Check each line of the material below for "this", then copy the ones that contain it.

▸ **GIVEN RECORDS**:
'''

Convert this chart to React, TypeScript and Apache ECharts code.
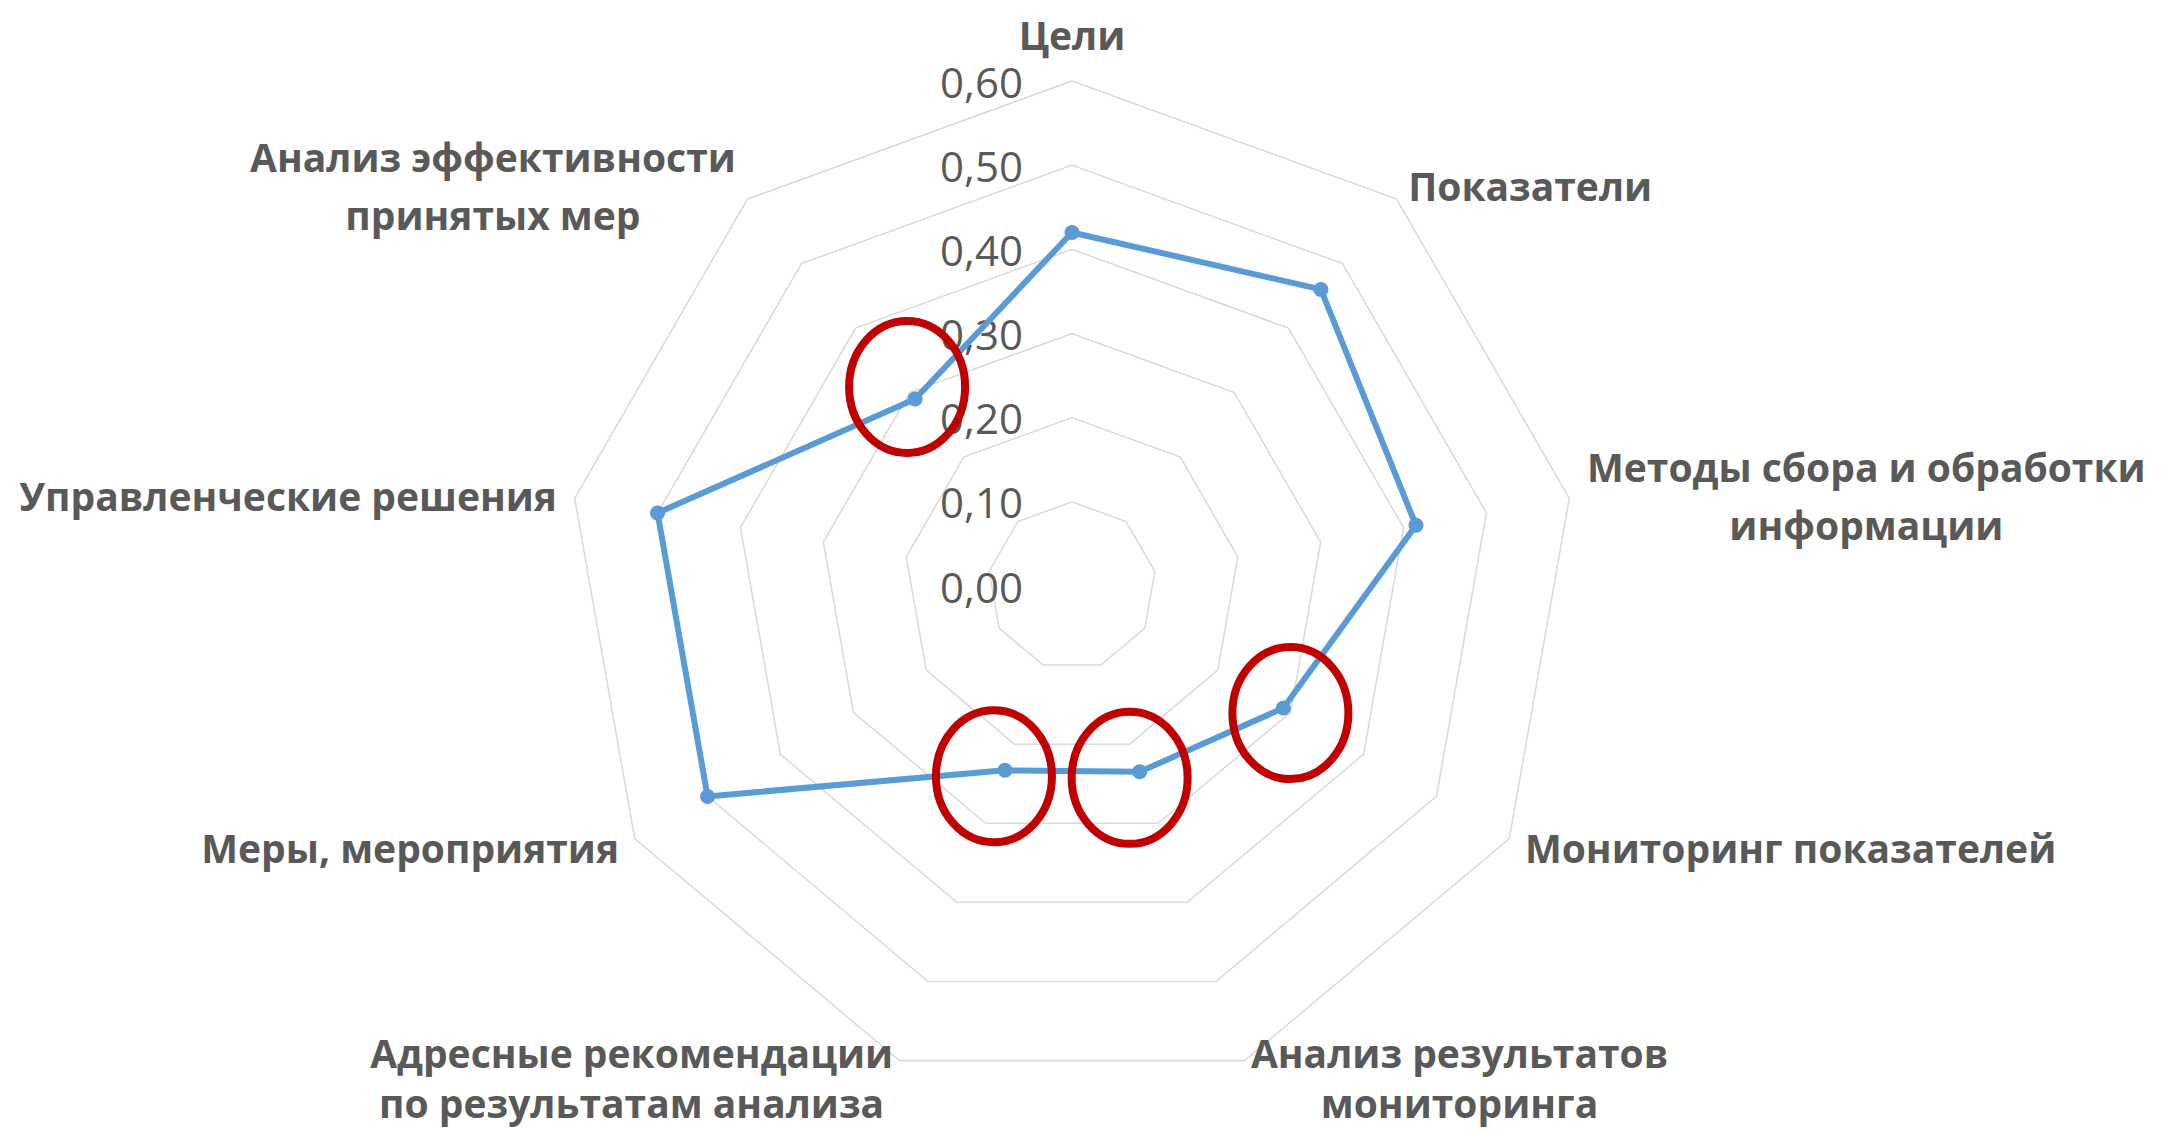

'''
'''

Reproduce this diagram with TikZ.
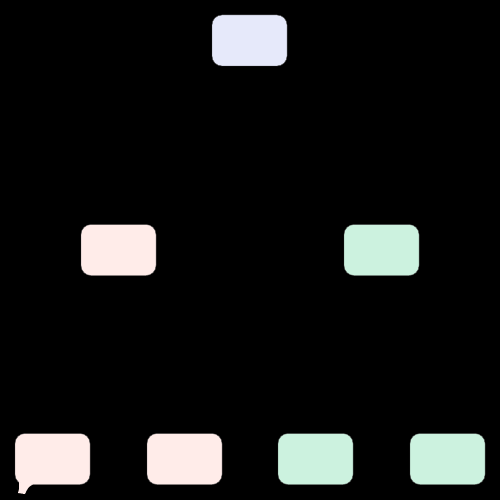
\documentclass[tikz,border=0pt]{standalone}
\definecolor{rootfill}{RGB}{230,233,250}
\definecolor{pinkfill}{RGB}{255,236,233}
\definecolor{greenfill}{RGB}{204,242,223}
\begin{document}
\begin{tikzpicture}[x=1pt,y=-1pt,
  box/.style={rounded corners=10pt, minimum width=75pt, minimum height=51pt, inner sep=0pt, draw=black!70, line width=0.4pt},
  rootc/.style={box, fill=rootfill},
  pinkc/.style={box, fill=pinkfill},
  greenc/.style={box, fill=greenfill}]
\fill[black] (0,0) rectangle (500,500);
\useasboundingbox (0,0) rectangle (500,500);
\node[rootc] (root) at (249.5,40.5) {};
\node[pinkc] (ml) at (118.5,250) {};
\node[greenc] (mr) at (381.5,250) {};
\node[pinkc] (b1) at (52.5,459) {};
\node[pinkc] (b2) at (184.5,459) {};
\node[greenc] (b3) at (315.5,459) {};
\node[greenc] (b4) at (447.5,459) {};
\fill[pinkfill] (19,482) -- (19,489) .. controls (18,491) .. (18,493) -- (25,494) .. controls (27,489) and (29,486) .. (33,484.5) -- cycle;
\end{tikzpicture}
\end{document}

'''

▸ **ANSWER TO THE TASK**:
Convert this chart to React, TypeScript and Apache ECharts code.
Reproduce this diagram with TikZ.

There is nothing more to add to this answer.